NOT HAPPY: Grafton bird breeder John Minshull is fearful of proposed new pet laws that will limit the number of birds he can keep. Photo: Debrah Novak
NOT HAPPY: Grafton bird breeder John Minshull is fearful of proposed new pet laws that will limit the number of birds he can keep. Photo: Debrah Novak

Council plan to limit pets causes a flap

BIRD lovers in the Clarence Valley are in a flap after council revealed a proposal to limit the number of animals they can keep in their backyards.

Grafton aviarist John Minshull said he was shocked to learn Clarence Valley Council will debate a proposal to restrict the number of birds he can keep.

"We didn't hear anything about it going on until we found out the council had put a draft proposal out on exhibition," Mr Minshull said.

At its October meeting council approved putting the draft Keeping of Animals Policy on public exhibition for 28 days.

The draft policy followed a notice of motion from Cr Karen Toms at the October 2013 meeting, calling for the designation of the two Lawrence wetland areas as wildlife protection zones so cats could be lawfully excluded from the areas.

The notice also called for the development of a Keeping of Animals Policy that limits the number of animals that can be kept in residential zones.

Mr Minshull, who said he has more than 100 birds in 30 aviaries at his home in Grafton, described the draft policy as an attack on people who like to keep birds for a hobby.

He was particularly upset by the proposal to limit the number of cockatoos he could keep.

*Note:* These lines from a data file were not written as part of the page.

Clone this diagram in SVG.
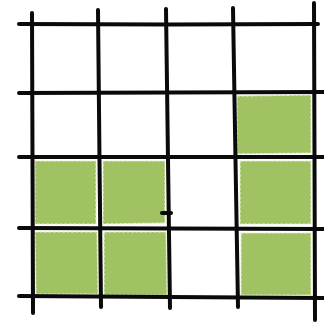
<svg xmlns="http://www.w3.org/2000/svg" width="324" height="323" viewBox="0 0 324 323">
  <style>
    .cell { fill: #a1c262; stroke: #e6eed2; stroke-width: 1.2; stroke-dasharray: 3 1.5; }
    .ln { fill: none; stroke: #0a0a0a; stroke-width: 4; stroke-linecap: round; stroke-linejoin: round; }
  </style>
  <rect width="324" height="323" fill="#ffffff"/>
  <g id="cells">
    <path class="cell" d="M237,96 L311,95 L311,153 L237,154 Z"/>
    <path class="cell" d="M35,161 L96,161 L96,224 L35,224 Z"/>
    <path class="cell" d="M103,161 L165,161 L165,223 L103,224 Z"/>
    <path class="cell" d="M240,161 L311,161 L311,224 L240,224 Z"/>
    <path class="cell" d="M35,232 L97,232 L98,294 L36,294 Z"/>
    <path class="cell" d="M104,232 L166,232 L167,295 L104,295 Z"/>
    <path class="cell" d="M241,233 L311,233 L311,295 L241,295 Z"/>
  </g>
  <g id="grid">
    <path class="ln" d="M32,13 L32.5,160 L33,313"/>
    <path class="ln" d="M98,10 L99.5,160 L101,307"/>
    <path class="ln" d="M166,9 L168,160 L170,308"/>
    <path class="ln" d="M233,8 L235.5,160 L238,307"/>
    <path class="ln" d="M314,3 L314.5,160 L315,320"/>
    <path class="ln" d="M19,24 L170,24.5 L318,24"/>
    <path class="ln" d="M19,93 L170,92.5 L324,92"/>
    <path class="ln" d="M19,157 L170,157 L324,157"/>
    <path class="ln" d="M19,228 L170,228.5 L324,229"/>
    <path class="ln" d="M19,296 L170,297 L324,298"/>
    <path class="ln" d="M162,213 L171,213"/>
  </g>
</svg>
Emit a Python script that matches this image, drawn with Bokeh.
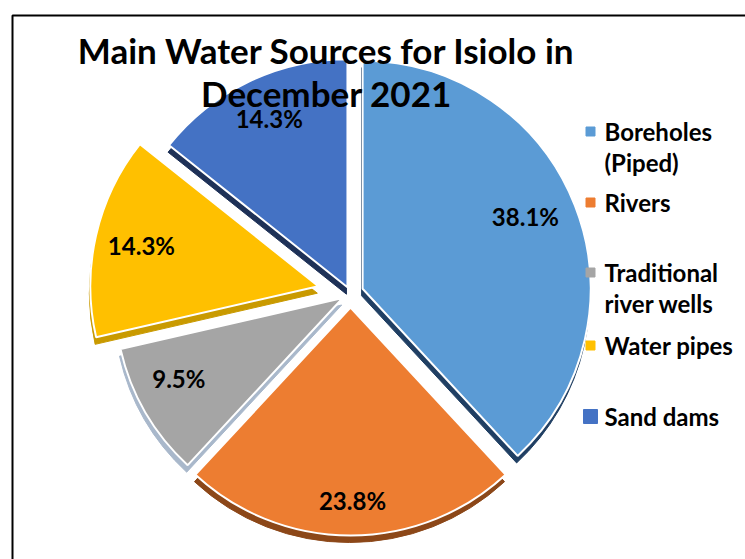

"They want to limit the number of cockatoos I can have to one," he said.

"I've got 100 parrots in my backyard and I've never had any problems with my neighbours."

Mr Minshull said a number of bird-keeping organisations, including the Parrot Society of NSW and the Avicultural Society of Australia, were taking a close look at the draft policy.

Dog and cat owners could also have concerns with the proposals in the draft policy.

The draft policy recommends people who want to keep more than three dogs or cats at a residential-zoned property will need to get council approval.

Council environment, planning and community director Des Schroder said the draft policy that was on exhibition applies only to urban areas.

"Submissions have now closed but they will be collated and assessed and a report will be prepared for the February meeting of council," he said.

"Councillors will take the views of those who made comment into account before they reach a final decision."